On vous savait très proche d’Alassane Ouattara. Quelles sont vos relations actuellement ?
J’ai été un collaborateur du Président Ouattara, je dois avouer que j’en ai tiré beaucoup d’expérience et de satisfaction. Donc, nos relations sont bonnes à tous les niveaux. Mais ce sont des relations fraternelles, des relations amicales. Je me réjouis de voir aujourd’hui le travail immense qui a été commencé en 2011 en Cote d’ivoire et qui donne un nouveau visage à ce pays et qui donne un nouvel espoir pour un futur meilleur.
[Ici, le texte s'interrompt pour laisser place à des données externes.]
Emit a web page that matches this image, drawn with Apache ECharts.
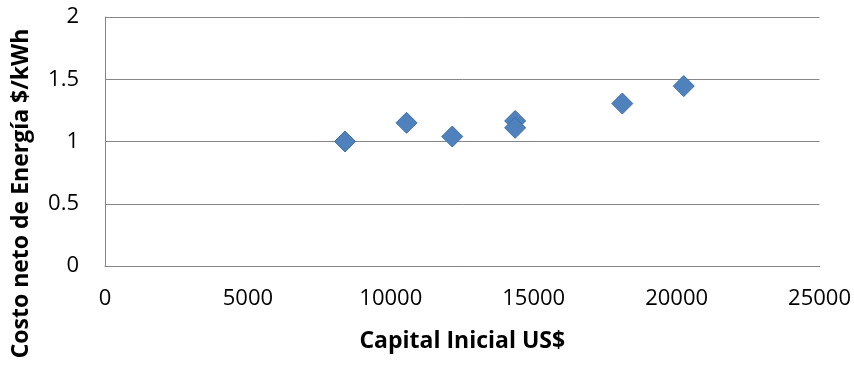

Avec cette croissance soutenue de la volonté de tendre la main à tout un chacun, 2020 est effectivement un objectif d’émergence raisonnable pour ce pays frère.
En dépit des grands chantiers de développement engagés par le président Ouattara, la Côte d’Ivoire reste marquée par les stigmates de la crise militaro-politique qui a connu grave tournant en 2011. Pour vous qui connaissez bien notre pays, quelle solution pour rapprocher les Ivoiriens ?
Je crois en la Cote d’Ivoire parce et j’y vais très souvent. C’est un pays qui est au travail. Les ivoiriens comprennent aujourd’hui que leur pays est entrain de gagner la bataille du développement, et que ce développement est entrain d’être partagé dans toutes les régions. De nouveaux investissements se font dans tous les départements du pays, ceci absolument n’ayant aucun rapport avec l’opinion politique de ces dites régions. Il ya donc une volonté d’aller vers l’autre.
La deuxième chose, je crois que l’appel de Daoukro, qui a été lancé par le président Bédié, me semble être fondateur d’une nouvelle vision du pays. Rechercher une stabilité politique sociale qui dégage l’horizon pour les années à venir, est un atout majeur pour l’évolution du pays.
Quant à la crise post électorale les procès ont commencé en Côte d’ivoire et que le Président refuse dorénavant de transférer ceux qui sont inculpés à la CPI. On appelle au pardon tous les jours. Vous savez, il est difficile de régler ces questions en trois ans. La volonté, la détermination du gouvernement, les engagement pris, la manière dont cela s’exécute au quotidien, tel que nous le suivons, me donne l’assurance que nous allons de plus en plus vers un pays apaisé ou les revenus du travail qui sont perceptibles feront en sorte qu’il y fasse bon vivre. Je crois que cela contribuera assurément à la réconciliation que nous appelons de tous nos vœux.